In midafternoon trading in New York, light sweet crude for January delivery rose 94 cents to $60.12 a barrel in electronic trading on the New York Mercantile Exchange.
Brent crude rose 75 cents to $60.10 on the ICE Futures exchange in London.
In other Nymex trading, heating oil was up 2.68 cents to $1.7050 per gallon, unleaded gasoline rose 1.43 cent to $1.5945, and natural gas rose 19 cents to $7.93 per 1,000 cubic feet.

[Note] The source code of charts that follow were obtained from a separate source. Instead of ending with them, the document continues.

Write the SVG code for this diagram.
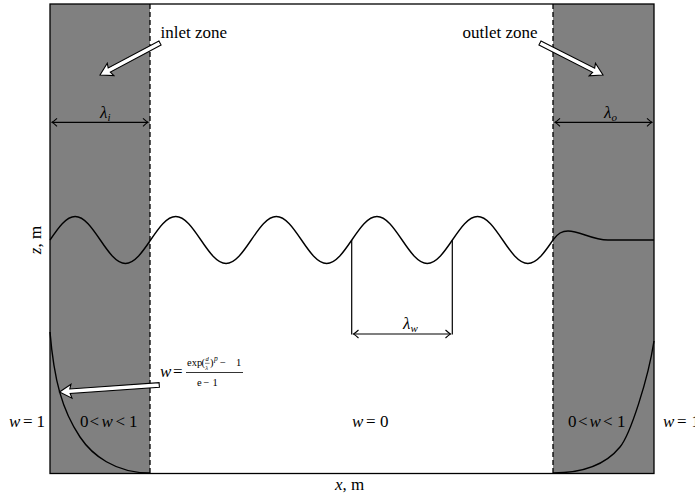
<svg xmlns="http://www.w3.org/2000/svg" width="695" height="500" viewBox="0 0 695 500">
<style>
text{font-family:"Liberation Serif","DejaVu Serif",serif;fill:#000;font-size:17px}
.it{font-style:italic}
.zone{fill:#808080;stroke:none}
.dash{stroke:#000;stroke-width:1.3;stroke-dasharray:5,3;fill:none}
.ln{stroke:#000;stroke-width:1.2;fill:none}
.curve{stroke:#000;stroke-width:1.4;fill:none}
.hollow{fill:#fff;stroke:#000;stroke-width:1.1;stroke-linejoin:miter}
.dim{stroke:#000;stroke-width:1.2;fill:none;marker-start:url(#tip);marker-end:url(#tip)}
text.num{font-size:10.5px}
text.tiny{font-size:6.5px}
text.sup{font-size:7.5px}
.sub{font-size:11px}
</style>
<defs>
<marker id="tip" viewBox="-6 -5 8 10" refX="0" refY="0" markerWidth="8" markerHeight="10" markerUnits="userSpaceOnUse" orient="auto-start-reverse">
<path d="M-5,-4 Q-1.5,-0.8 0,0 Q-1.5,0.8 -5,4" fill="none" stroke="#000" stroke-width="1.1"/>
</marker>
</defs>

<g id="zones">
<rect class="zone" x="50" y="4" width="100" height="469.5"/>
<rect class="zone" x="553" y="4" width="101" height="469.5"/>
<rect x="50" y="4" width="604" height="469.5" fill="none" stroke="#000" stroke-width="1.3"/>
<line class="dash" x1="150" y1="4" x2="150" y2="473.5"/>
<line class="dash" x1="553" y1="4" x2="553" y2="473.5"/>
</g>

<g id="connectors">
<path id="wave" class="curve" d="M50,240
c8.2,-12.04 16.05,-23.5 25.15,-23.5 c9.1,0 16.95,11.46 25.15,23.5 c8.2,12.04 16.05,23.5 25.15,23.5 c9.1,0 16.95,-11.46 25.15,-23.5
c8.2,-12.04 16.05,-23.5 25.15,-23.5 c9.1,0 16.95,11.46 25.15,23.5 c8.2,12.04 16.05,23.5 25.15,23.5 c9.1,0 16.95,-11.46 25.15,-23.5
c8.2,-12.04 16.05,-23.5 25.15,-23.5 c9.1,0 16.95,11.46 25.15,23.5 c8.2,12.04 16.05,23.5 25.15,23.5 c9.1,0 16.95,-11.46 25.15,-23.5
c8.2,-12.04 16.05,-23.5 25.15,-23.5 c9.1,0 16.95,11.46 25.15,23.5 c8.2,12.04 16.05,23.5 25.15,23.5 c9.1,0 16.95,-11.46 25.15,-23.5
c8.2,-12.04 16.05,-23.5 25.15,-23.5 c9.1,0 16.95,11.46 25.15,23.5 c8.2,12.04 16.05,23.5 25.15,23.5 c9.1,0 16.95,-11.46 25.15,-23.5
C558,233 562,231 568,231 C580,231 592,240 608,240 L654,240"/>
<path id="w-inlet" class="curve" d="M50,332 C54,380 62,410 80,437 C92,455 115,473 150,473"/>
<path id="w-outlet" class="curve" d="M553,473 C585,473 607,463 620,447 C630,435 648,380 654,341"/>
<line class="ln" x1="351.7" y1="240" x2="351.7" y2="334.5"/>
<line class="ln" x1="452.3" y1="240" x2="452.3" y2="334.5"/>
<line class="dim" x1="52" y1="122.3" x2="148" y2="122.3"/>
<line class="dim" x1="555" y1="122.3" x2="652" y2="122.3"/>
<line class="dim" x1="353.5" y1="334" x2="450.5" y2="334"/>
<path class="hollow" transform="translate(100,75) rotate(-28.07)" d="M0,0 L12,-7 L10.5,-2.3 L68,-2.3 L68,2.3 L10.5,2.3 L12,7 Z"/>
<path class="hollow" transform="translate(603,75) rotate(-153.07)" d="M0,0 L12,-7 L10.5,-2.3 L70.7,-2.3 L70.7,2.3 L10.5,2.3 L12,7 Z"/>
<path class="hollow" transform="translate(59.5,392) rotate(-4.04)" d="M0,0 L12,-7 L10.5,-2.3 L100,-2.3 L100,2.3 L10.5,2.3 L12,7 Z"/>
</g>

<g id="labels">
<text x="160.5" y="38">inlet zone</text>
<text x="462.5" y="38">outlet zone</text>
<text x="100" y="118" class="it">λ<tspan class="sub" dy="3">i</tspan></text>
<text x="604" y="118" class="it">λ<tspan class="sub" dy="3">o</tspan></text>
<text x="403" y="329" class="it">λ<tspan class="sub" dy="3">w</tspan></text>
<text transform="translate(41,240) rotate(-90)" text-anchor="middle"><tspan class="it">z</tspan>, m</text>
<text x="335" y="490"><tspan class="it">x</tspan>, m</text>
<text x="9" y="427"><tspan class="it">w</tspan><tspan x="23">=</tspan><tspan x="36.5">1</tspan></text>
<text x="80" y="427">0<tspan x="89.5">&lt;</tspan><tspan x="101.5" class="it">w</tspan><tspan x="115.5">&lt;</tspan><tspan x="129">1</tspan></text>
<text x="352" y="427"><tspan class="it">w</tspan><tspan x="366">=</tspan><tspan x="380">0</tspan></text>
<text x="568" y="427">0<tspan x="578">&lt;</tspan><tspan x="589.5" class="it">w</tspan><tspan x="603">&lt;</tspan><tspan x="617">1</tspan></text>
<text x="663" y="427"><tspan class="it">w</tspan><tspan x="677">=</tspan><tspan x="691.5">1</tspan></text>
</g>

<g id="formula">
<text x="160" y="377" class="it">w</text>
<text x="173" y="377">=</text>
<line x1="186" y1="372.5" x2="243" y2="372.5" stroke="#000" stroke-width="0.8"/>
<text x="187" y="366" class="num">exp</text>
<text x="201.5" y="366" class="num">(</text>
<text x="205.6" y="361" class="tiny it">d</text>
<line x1="205" y1="363.3" x2="209.6" y2="363.3" stroke="#000" stroke-width="0.5"/>
<text x="205.3" y="369.5" class="tiny it">λ</text>
<text x="210" y="366" class="num">)</text>
<text x="214" y="360.5" class="sup it">p</text>
<text x="220" y="366" class="num">−</text>
<text x="236" y="366" class="num">1</text>
<text x="197" y="386" class="num">e</text>
<text x="203.5" y="386" class="num">−</text>
<text x="212.5" y="386" class="num">1</text>
</g>
</svg>
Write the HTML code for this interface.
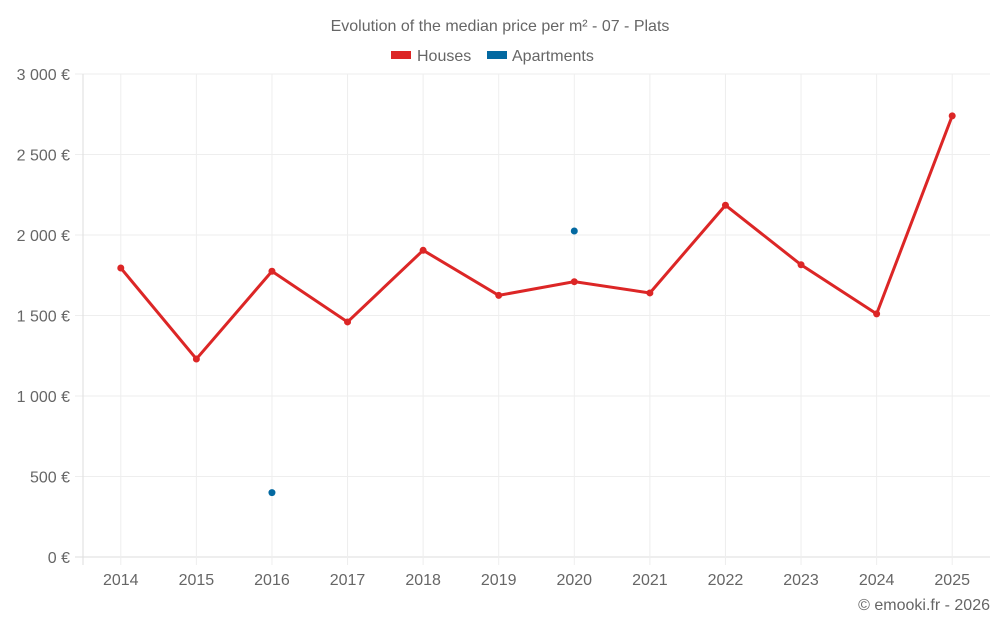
<!DOCTYPE html>
<html><head><meta charset="utf-8"><style>
body{margin:0;background:#fff;font-family:"Liberation Sans",sans-serif;}
svg text{font-family:"Liberation Sans",sans-serif;fill:#666;}
</style></head><body>
<svg id="c" width="1000" height="625">
<text x="500" y="31" text-anchor="middle" font-size="16">Evolution of the median price per m² - 07 - Plats</text>
<g><rect x="391" y="51" width="20" height="8" fill="#dc2626"/><text x="417" y="61" font-size="16">Houses</text></g>
<g><rect x="487" y="51" width="20" height="8" fill="#0369a1"/><text x="512" y="61" font-size="16">Apartments</text></g>
<g id="grid"></g><g id="marks"></g>
<text x="990" y="610" text-anchor="end" font-size="16">© emooki.fr - 2026</text>
</svg>
<script>
const categories=["2014","2015","2016","2017","2018","2019","2020","2021","2022","2023","2024","2025"];
const houses=[1795,1230,1775,1460,1905,1625,1710,1640,2185,1815,1510,2740];
const apartments=[null,null,400,null,null,null,2025,null,null,null,null,null];
const yTicks=[0,500,1000,1500,2000,2500,3000];
const yLabels=["0 €","500 €","1 000 €","1 500 €","2 000 €","2 500 €","3 000 €"];
const L=83,R=990,T=74,B=557,NS="http://www.w3.org/2000/svg";
const step=(R-L)/categories.length;
const x=i=>L+step*(i+0.5);
const y=v=>B-(v/3000)*(B-T);
const g=document.getElementById('grid'),m=document.getElementById('marks');
function el(t,a,p){const e=document.createElementNS(NS,t);for(const k in a)e.setAttribute(k,a[k]);p.appendChild(e);return e;}
yTicks.forEach((v,i)=>{
 const ln=el('line',{x1:L-8,x2:R,y1:y(v),y2:y(v),stroke:v===0?'#ddd':'#eee'},g);
 
 
 const t=el('text',{x:70,y:y(v)+6,'text-anchor':'end','font-size':16},g);t.textContent=yLabels[i];
 
 
});
el('line',{x1:L,x2:L,y1:T,y2:B+8,stroke:'#ddd'},g);
categories.forEach((c,i)=>{
 const ln=el('line',{x1:x(i),x2:x(i),y1:T,y2:B+8,stroke:'#eee'},g);
 
 
 const t=el('text',{x:x(i),y:585,'text-anchor':'middle','font-size':16},g);t.textContent=c;
 
 
});
const pl=el('polyline',{points:houses.map((v,i)=>x(i)+','+y(v)).join(' '),fill:'none',stroke:'#dc2626','stroke-width':3},m);


houses.forEach((v,i)=>{const p=el('circle',{cx:x(i),cy:y(v),r:3.5,fill:'#dc2626'},m);
 
 });
apartments.forEach((v,i)=>{if(v==null)return;const p=el('circle',{cx:x(i),cy:y(v),r:3.5,fill:'#0369a1'},m);
 
 });
</script>
</body></html>
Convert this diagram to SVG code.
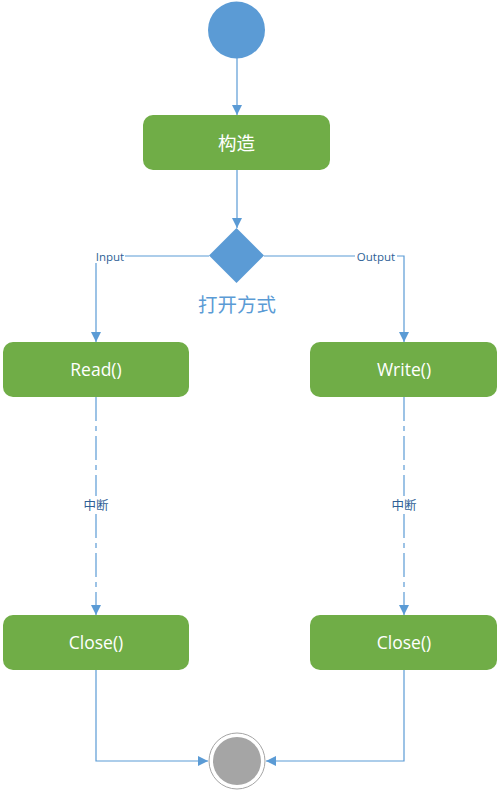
<svg xmlns="http://www.w3.org/2000/svg" width="499" height="790" viewBox="0 0 499 790">
<defs>
<marker id="arr" viewBox="0 0 10 10" refX="10" refY="5" markerWidth="10" markerHeight="10" markerUnits="userSpaceOnUse" orient="auto">
<path d="M0,0 L10,5 L0,10 Z" fill="#5B9BD5"/>
</marker>
<style>
.box{fill:#70AD47;}
.bt{fill:#FFFFFF;font-family:"Open Sans","Noto Sans","Noto Sans CJK SC",sans-serif;font-size:17.5px;text-anchor:middle;dominant-baseline:central;}
.ln{fill:none;stroke:#5B9BD5;stroke-width:1.2;}
.lt{fill:#2E5F96;font-family:"Open Sans","Noto Sans","Noto Sans CJK SC",sans-serif;font-size:11.5px;text-anchor:middle;dominant-baseline:central;}
.lb{fill:#FFFFFF;}
.dash{stroke-dasharray:24 5 5 5;}
</style>
</defs>
<rect width="499" height="790" fill="#FFFFFF"/>
<g id="connectors">
<line class="ln" x1="237" y1="58" x2="237" y2="115" marker-end="url(#arr)"/>
<line class="ln" x1="237" y1="170" x2="237" y2="228" marker-end="url(#arr)"/>
<polyline class="ln" points="209,256 96,256 96,342" marker-end="url(#arr)"/>
<polyline class="ln" points="264,256 404,256 404,342" marker-end="url(#arr)"/>
<line class="ln dash" x1="96" y1="397" x2="96" y2="615" marker-end="url(#arr)"/>
<line class="ln dash" x1="404" y1="397" x2="404" y2="615" marker-end="url(#arr)"/>
<polyline class="ln" points="96,670 96,761 208,761" marker-end="url(#arr)"/>
<polyline class="ln" points="404,670 404,761 266,761" marker-end="url(#arr)"/>
<rect class="lb" x="95" y="249" width="30" height="14"/>
<text class="lt" x="110" y="256">Input</text>
<rect class="lb" x="355" y="249" width="42" height="14"/>
<text class="lt" x="376" y="256">Output</text>
<rect class="lb" x="81" y="496" width="30" height="18"/>
<text class="lt" x="96" y="505" style="font-size:12.5px">中断</text>
<rect class="lb" x="389" y="496" width="30" height="18"/>
<text class="lt" x="404" y="505" style="font-size:12.5px">中断</text>
</g>
<g id="start"><circle cx="236.5" cy="30" r="28.5" fill="#5B9BD5"/></g>
<g id="construct"><rect class="box" x="143" y="115" width="187" height="55" rx="10"/><text class="bt" x="236.5" y="142.5" style="font-size:18.5px">构造</text></g>
<g id="decision"><polygon points="236.5,228 264,255.5 236.5,283 209,255.5" fill="#5B9BD5"/><text x="237" y="303" fill="#5B9BD5" font-family="'Noto Sans CJK SC',sans-serif" font-size="19.5" text-anchor="middle" dominant-baseline="central">打开方式</text></g>
<g id="read"><rect class="box" x="3" y="342" width="186" height="55" rx="10"/><text class="bt" x="96" y="368.5">Read()</text></g>
<g id="write"><rect class="box" x="310" y="342" width="187" height="55" rx="10"/><text class="bt" x="404" y="368.5">Write()</text></g>
<g id="close1"><rect class="box" x="3" y="615" width="186" height="55" rx="10"/><text class="bt" x="96" y="641.5">Close()</text></g>
<g id="close2"><rect class="box" x="310" y="615" width="187" height="55" rx="10"/><text class="bt" x="404" y="641.5">Close()</text></g>
<g id="end"><circle cx="237" cy="761" r="28" fill="#FFFFFF" stroke="#A5A5A5" stroke-width="1"/><circle cx="237" cy="761" r="24" fill="#A5A5A5"/></g>
</svg>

Seven foreign oil workers were taken hostage Wednesday from an Italian oil ship off Nigeria's southern coast, the latest in a string of hostage takings and attacks on Nigeria's oil industry which have cut production by 25 percent since the beginning of the year. A British man was killed along with two kidnappers and a soldier as the other six hostages were freed by the Nigerian Navy, according to the Italian oil company involved, Eni SpA.
Qatar's oil minister said Friday that the Organization of Petroleum Exporting Countries may consider cutting oil output at its next meeting in Abuja, Nigeria, on Dec. 14, Dow Jones Newswires reported.
Oil prices were still adjusting to Wednesday's weekly U.S. petroleum report that said crude-oil inventories swelled by 5.1 million barrels last week to 341.1 million barrels, or 6 percent above year-ago levels.
The nation's gasoline stocks grew by 1.4 million barrels to 201.7 million barrels after a drop in refinery activity, leaving them less than 1 percent below year-ago levels. The supply of distillate fuel, which includes heating oil and diesel, is slightly above year-ago levels even after a 1.2 million barrel decline that left inventories at 133.8 million barrels.
A separate report by the agency showed the nation's inventory of natural gas declining by 1 billion cubic feet, but at 3.45 trillion cubic feet, the amount of fuel in underground storage is still 7.5 percent above year-ago levels.
Oil prices have fallen by about 23 percent since hitting an all-time trading high above $78 a barrel in mid-July. They haven't settled above $62 a barrel since Oct. 1, despite the OPEC's announcement in mid-October that it would reduce output by 1.2 million barrels a day.
Skepticism that OPEC members are committing to production cuts, as well as milder-than-normal U.S. temperatures this fall, have moderated prices.